On My Mind (Martin Strange-Hansen, Denmark)
In any year, there are enough new short films made that it shouldn’t be impossible to find five good ones, but the Oscar nominees routinely end up including at least one film, in one of the three short film categories, where it is just not possible for me to understand what they were seeing. Here is 2021’s example of the form. One morning, a disheveled man, Henrik (Rasmus Hammerich) wanders into a bar with a karaoke machine, insisting on singing “Always On My Mind” for his wife. The bartender, Louise (Camilla Bendix), agrees to record him; Preben (Ole Gorter Boisen), another man in the bar (its owner, I think; this one started to lose my attention at top speed), finds this extremely distracting and is a huge dick about the whole thing. Eventually, we learn why Henrik is in such an all-fired hurry, and tears are jerked.
There’s just no “here” here. It’s gloppily sentimental, which I’m sure was what made the Academy get all excited, but lots of short films are sentimental and have plots that are driven by conflict. On My Mind is driven by Henrik not saying the first thing that any actual human being would say in his situation, upon arriving in the bar, solely so there can be some question as to whether he’ll finish singing a three-minute song. Which is just not at all a high-stakes question, especially since the film refuses to give his motivation until the last scene, long after it would do us any good.

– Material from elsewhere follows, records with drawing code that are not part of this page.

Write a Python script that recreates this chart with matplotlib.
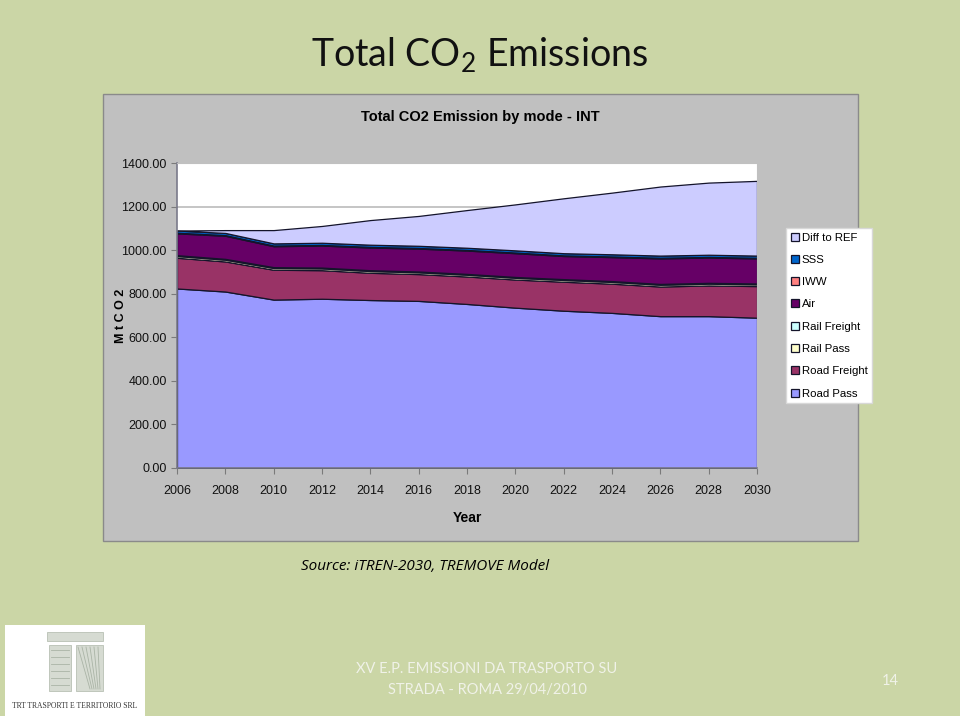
import matplotlib
matplotlib.use('Agg')
import matplotlib.pyplot as plt
from matplotlib.patches import Rectangle
from matplotlib.lines import Line2D

plt.rcParams['mathtext.fontset'] = 'custom'
plt.rcParams['mathtext.rm'] = 'Lato'

# data (MtCO2, stacked layers)
years = [2006, 2008, 2010, 2012, 2014, 2016, 2018, 2020, 2022, 2024, 2026, 2028, 2030]
road_pass = [824, 810, 773, 777, 771, 767, 753, 736, 722, 712, 697, 697, 690]
road_freight = [141, 138, 137, 131, 125, 123, 126, 129, 133, 134, 136, 141, 145]
rail_pass = [8, 8, 8, 8, 8, 8, 8, 8, 8, 8, 8, 8, 8]
rail_freight = [4, 4, 4, 4, 4, 4, 4, 4, 4, 4, 4, 4, 4]
air = [100, 106, 96, 101, 104, 105, 107, 109, 106, 110, 117, 116, 115]
iww = [3, 3, 3, 3, 3, 3, 3, 3, 3, 3, 3, 3, 3]
sss = [10, 10, 10, 10, 10, 10, 10, 10, 10, 10, 10, 10, 10]
diff_ref = [0, 13, 61, 77, 113, 137, 173, 211, 252, 283, 317, 331, 343]

series = [road_pass, road_freight, rail_pass, rail_freight, air, iww, sss, diff_ref]
names = ['Road Pass', 'Road Freight', 'Rail Pass', 'Rail Freight', 'Air', 'IWW', 'SSS', 'Diff to REF']
colors = ['#9999ff', '#993366', '#ffffcc', '#ccffff', '#660066', '#ff8080', '#0066cc', '#ccccff']

narrow = ['Liberation Sans Narrow', 'Liberation Sans', 'DejaVu Sans']
W, H = 960, 716

fig = plt.figure(figsize=(9.6, 7.16), dpi=100)
fig.patch.set_facecolor('#cbd6a6')

def fx(x):
    return x / W

def fy(y):
    return 1 - y / H

# slide title
fig.text(fx(480), fy(55), r'Total CO$_\mathrm{2}$ Emissions', ha='center', va='center',
         fontsize=27, family='Lato', color='#111111')

# gray chart panel
fig.patches.append(Rectangle((fx(103), fy(541)), 755 / W, 447 / H, transform=fig.transFigure,
                             facecolor='#c0c0c0', edgecolor='#8a8a8a', lw=1, zorder=0))

fig.text(fx(480), fy(117), 'Total CO2 Emission by mode - INT', ha='center', va='center',
         fontsize=10.5, fontweight='bold', family=narrow)

ax = fig.add_axes([fx(177), fy(468), 580 / W, 305 / H])
ax.set_zorder(3)
ax.set_facecolor('white')
ax.stackplot(years, *series, labels=names, colors=colors, edgecolor='#14142a', linewidth=0.9)

ax.set_xlim(2006, 2030)
ax.set_ylim(0, 1400)
ax.set_xticks(years)
ax.set_yticks(range(0, 1401, 200))
ax.set_yticklabels(['%.2f' % v for v in range(0, 1401, 200)])
ax.yaxis.grid(True, color='#c0c0c0', lw=1.3)
ax.set_axisbelow(True)
for s in ['top', 'right']:
    ax.spines[s].set_color('#c0c0c0')
for s in ['left', 'bottom']:
    ax.spines[s].set_color('#7a7a8a')
    ax.spines[s].set_linewidth(1.2)
ax.tick_params(axis='both', colors='#7a7a7a', length=4, labelcolor='#111111', labelsize=9)
for lab in ax.get_xticklabels() + ax.get_yticklabels():
    lab.set_family(narrow)
ax.tick_params(axis='x', pad=8)

ax.set_xlabel('Year', fontsize=10, fontweight='bold', family=narrow, labelpad=10)
fig.text(fx(121), fy(316), 'M t C O 2', rotation=90, ha='center', va='center',
         fontsize=9, fontweight='bold', family=narrow)

h, l = ax.get_legend_handles_labels()
leg = fig.legend(h[::-1], l[::-1], loc='upper left', bbox_to_anchor=(fx(786), fy(228)),
                 frameon=True, fancybox=False, edgecolor='#d8d8d8', framealpha=1,
                 handlelength=0.7, handleheight=0.7, handletextpad=0.3,
                 labelspacing=1.08, borderpad=0.4, borderaxespad=0,
                 prop={'family': narrow, 'size': 8.2})
leg.set_zorder(6)

fig.text(fx(425), fy(567), 'Source: iTREN-2030, TREMOVE Model', ha='center', va='center',
         fontsize=11, style='italic', family='Open Sans')

# footer
fig.text(fx(487), fy(669), 'XV E.P. EMISSIONI DA TRASPORTO SU', ha='center', va='center',
         fontsize=10.5, family='Lato', color='#f0f2e8')
fig.text(fx(487), fy(690), 'STRADA - ROMA 29/04/2010', ha='center', va='center',
         fontsize=10.5, family='Lato', color='#f0f2e8')
fig.text(fx(890), fy(681), '14', ha='center', va='center', fontsize=10.5, family='Lato',
         color='#f0f2e8')

# logo block
fig.patches.append(Rectangle((fx(5), fy(716)), 140 / W, 91 / H, transform=fig.transFigure,
                             facecolor='white', edgecolor='none', zorder=1))
for (x0, y0, w, hh) in [(47, 632, 56, 9), (49, 645, 22, 46), (76, 645, 27, 46)]:
    fig.patches.append(Rectangle((fx(x0), fy(y0 + hh)), w / W, hh / H, transform=fig.transFigure,
                                 facecolor='#d6dbd2', edgecolor='#b8c0b4', lw=0.6, zorder=2))
for k in range(6):
    fig.lines.append(Line2D([fx(78 + 4 * k), fx(90 + 2 * k)], [fy(647), fy(689)],
                            transform=fig.transFigure, color='#aab4a6', lw=0.6, zorder=3))
    fig.lines.append(Line2D([fx(51), fx(69)], [fy(650 + 7 * k), fy(650 + 7 * k)],
                            transform=fig.transFigure, color='#aab4a6', lw=0.6, zorder=3))
fig.text(fx(75), fy(706), 'TRT TRASPORTI E TERRITORIO SRL', ha='center', va='center',
         fontsize=5.5, family='Liberation Serif', color='#333333', zorder=4)

fig.savefig('out.png', dpi=100, facecolor=fig.get_facecolor())
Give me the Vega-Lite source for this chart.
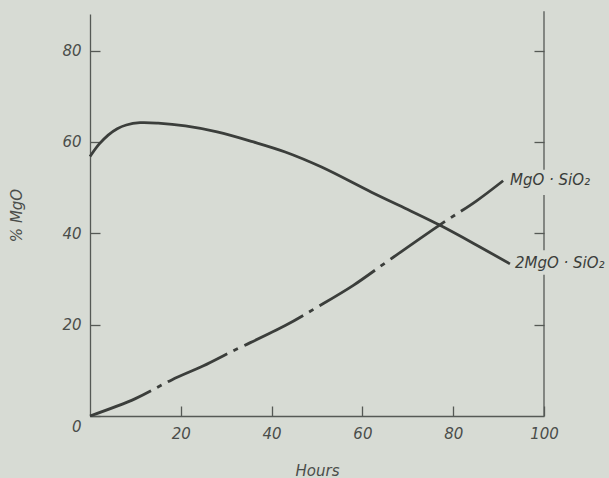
{
  "$schema": "https://vega.github.io/schema/vega-lite/v6.json",
  "width": 454,
  "height": 402,
  "autosize": {"type": "none"},
  "padding": {"left": 90, "top": 14, "right": 65, "bottom": 62},
  "background": "#d7dbd4",
  "config": {
    "view": {"stroke": null},
    "axis": {
      "domainColor": "#555955",
      "domainWidth": 1.3,
      "tickColor": "#555955",
      "tickWidth": 1.3,
      "grid": false,
      "labelFont": "DejaVu Sans",
      "labelFontStyle": "italic",
      "labelFontSize": 15,
      "labelColor": "#4a4d4a",
      "titleFont": "DejaVu Sans",
      "titleFontStyle": "italic",
      "titleFontWeight": "normal",
      "titleFontSize": 15,
      "titleColor": "#4a4d4a"
    }
  },
  "datasets": {
    "curves": [
      {"hours": 0, "mgo": 56.8, "phase": "2MgO · SiO₂"},
      {"hours": 2, "mgo": 59.5, "phase": "2MgO · SiO₂"},
      {"hours": 4, "mgo": 61.5, "phase": "2MgO · SiO₂"},
      {"hours": 6, "mgo": 62.9, "phase": "2MgO · SiO₂"},
      {"hours": 8, "mgo": 63.7, "phase": "2MgO · SiO₂"},
      {"hours": 11, "mgo": 64.2, "phase": "2MgO · SiO₂"},
      {"hours": 15, "mgo": 64.1, "phase": "2MgO · SiO₂"},
      {"hours": 21, "mgo": 63.5, "phase": "2MgO · SiO₂"},
      {"hours": 28, "mgo": 62.2, "phase": "2MgO · SiO₂"},
      {"hours": 36, "mgo": 60.0, "phase": "2MgO · SiO₂"},
      {"hours": 43, "mgo": 57.8, "phase": "2MgO · SiO₂"},
      {"hours": 51, "mgo": 54.5, "phase": "2MgO · SiO₂"},
      {"hours": 62, "mgo": 49.0, "phase": "2MgO · SiO₂"},
      {"hours": 70, "mgo": 45.2, "phase": "2MgO · SiO₂"},
      {"hours": 77, "mgo": 41.8, "phase": "2MgO · SiO₂"},
      {"hours": 85, "mgo": 37.5, "phase": "2MgO · SiO₂"},
      {"hours": 92.5, "mgo": 33.3, "phase": "2MgO · SiO₂"},
      {"hours": 0, "mgo": 0, "phase": "MgO · SiO₂"},
      {"hours": 10, "mgo": 3.8, "phase": "MgO · SiO₂"},
      {"hours": 18, "mgo": 7.9, "phase": "MgO · SiO₂"},
      {"hours": 25, "mgo": 11.0, "phase": "MgO · SiO₂"},
      {"hours": 31, "mgo": 14.0, "phase": "MgO · SiO₂"},
      {"hours": 43, "mgo": 19.8, "phase": "MgO · SiO₂"},
      {"hours": 50, "mgo": 23.8, "phase": "MgO · SiO₂"},
      {"hours": 58, "mgo": 28.6, "phase": "MgO · SiO₂"},
      {"hours": 66, "mgo": 34.2, "phase": "MgO · SiO₂"},
      {"hours": 77, "mgo": 41.8, "phase": "MgO · SiO₂"},
      {"hours": 85, "mgo": 47.0, "phase": "MgO · SiO₂"},
      {"hours": 91, "mgo": 51.5, "phase": "MgO · SiO₂"}
    ],
    "labels": [
      {"hours": 92.5, "mgo": 51.7, "text": "MgO · SiO₂"},
      {"hours": 93.6, "mgo": 33.5, "text": "2MgO · SiO₂"}
    ],
    "rightAxis": [
      {"hours": 100, "y0": 0, "y1": 30.9},
      {"hours": 100, "y0": 36.3, "y1": 48.4},
      {"hours": 100, "y0": 53.9, "y1": 88.6}
    ]
  },
  "layer": [
    {
      "data": {"name": "curves"},
      "transform": [{"filter": "datum.phase === '2MgO · SiO₂'"}],
      "mark": {"type": "line", "interpolate": "catmull-rom", "color": "#3b3e3b", "strokeWidth": 2.8},
      "encoding": {
        "x": {
          "field": "hours", "type": "quantitative",
          "scale": {"domain": [0, 100], "nice": false, "zero": false},
          "axis": {
            "title": "Hours",
            "values": [20, 40, 60, 80, 100],
            "tickSize": -10,
            "labelPadding": 20,
            "labelFlush": false,
            "titlePadding": 22
          }
        },
        "y": {
          "field": "mgo", "type": "quantitative",
          "scale": {"domain": [0, 88], "nice": false},
          "axis": {
            "title": "% MgO",
            "values": [0, 20, 40, 60, 80],
            "tickSize": -10,
            "labelPadding": 19,
            "labelFlush": false,
            "labelOffset": {"condition": {"test": "datum.value === 0", "value": 10}, "value": 0},
            "titlePadding": 37
          }
        }
      }
    },
    {
      "data": {"name": "curves"},
      "transform": [{"filter": "datum.phase === 'MgO · SiO₂'"}],
      "mark": {"type": "line", "interpolate": "catmull-rom", "color": "#3b3e3b", "strokeWidth": 2.8, "strokeDash": [66, 7, 5, 7]},
      "encoding": {
        "x": {"field": "hours", "type": "quantitative"},
        "y": {"field": "mgo", "type": "quantitative", "axis": null}
      }
    },
    {
      "data": {"name": "rightAxis"},
      "mark": {"type": "rule", "color": "#555955", "strokeWidth": 1.3},
      "encoding": {
        "x": {"field": "hours", "type": "quantitative"},
        "y": {
          "field": "y0", "type": "quantitative",
          "axis": {
            "orient": "right",
            "title": null,
            "labels": false,
            "domain": false,
            "values": [20, 40, 60, 80],
            "tickSize": -10
          }
        },
        "y2": {"field": "y1"}
      }
    },
    {
      "data": {"name": "labels"},
      "mark": {"type": "text", "align": "left", "baseline": "middle", "font": "DejaVu Sans", "fontStyle": "italic", "fontSize": 15, "color": "#3b3e3b"},
      "encoding": {
        "x": {"field": "hours", "type": "quantitative"},
        "y": {"field": "mgo", "type": "quantitative", "axis": null},
        "text": {"field": "text"}
      }
    }
  ],
  "resolve": {"axis": {"y": "independent"}}
}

Even without dinging it for a completely empty experience as a narrative, though, this is just so drably made. Drably, and badly: there’s at least one camera reframing, right in the middle of a take that got used in the final cut. And the very best that the one can claim for the film is that the action has all been staged in front of the camera and lit for exposure, but certainly not that the actors have been arranged in the frame with any sort of interesting way of teasing out their inner lives, or even making it entirely clear where they’re standing. Just complete amorphous junk, all around.